In the easy-to-resist category are the casting, acting and writing -- all right out of the senior-class-play school of dramatic art. Kate Winslet and Leonardo DiCaprio (the romantic leads in this Lady and the Tramp-meets-the-Poseidon Adventure plot) are pathetically awful, miscast and clichéd in their 90210 slip-and-slide in and out of character. She's rich; he's poor; but she has a certain hot spot for artsy working stiffs. "This is it!" the silver-tongued DiCaprio calls out as the great ship goes under.

For a film that cost so much, a lot of its special effects just look phony, especially the high-angle gawking sequences (of which there are plenty). Oh, the marvel of the great ship, and on and on. (The present-day sequences of the Titanic wreck site are much better done, even interesting.)

Another reason not to board is Celine Dion, whose wispy non-voice will be accompanying you through all the ethereal, love-boaty parts of the cruise -- the ones not presided over by the other musical motif, the big-motor symphony that plays whenever machinery is in view.

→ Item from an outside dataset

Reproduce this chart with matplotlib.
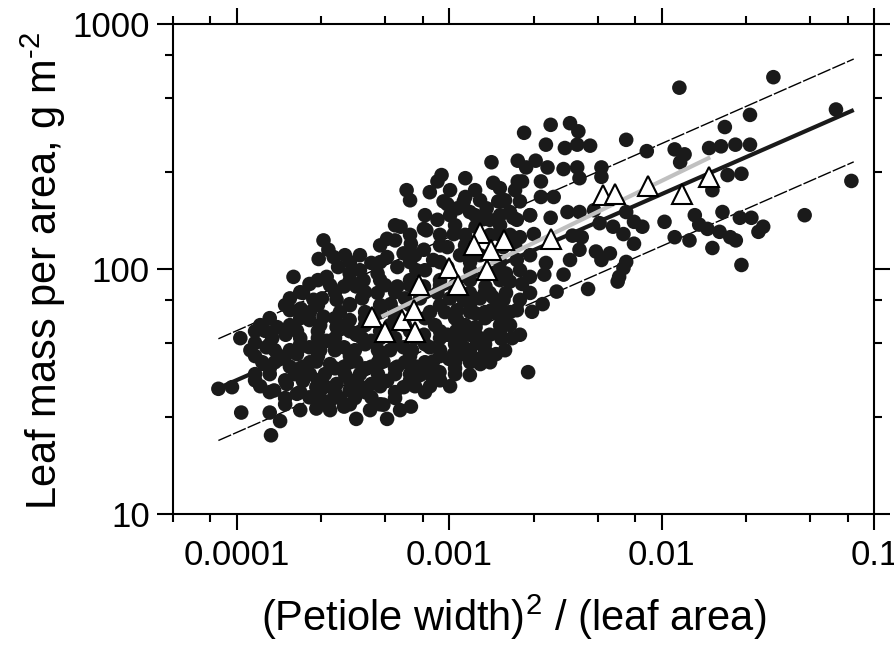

But there is cool stuff here. The engine room sequences are great, a celebration of the machine. The present-day treasure-hunter plot has a certain appeal too. And the effects, whenever things are breaking, snapping or exploding, are first-rate. (Cameron hasn't completely lost it.) What's not great is the wasted opportunity, dramatically, to ask questions about the vanity that expensive technology breeds, in boat builders and filmmakers alike.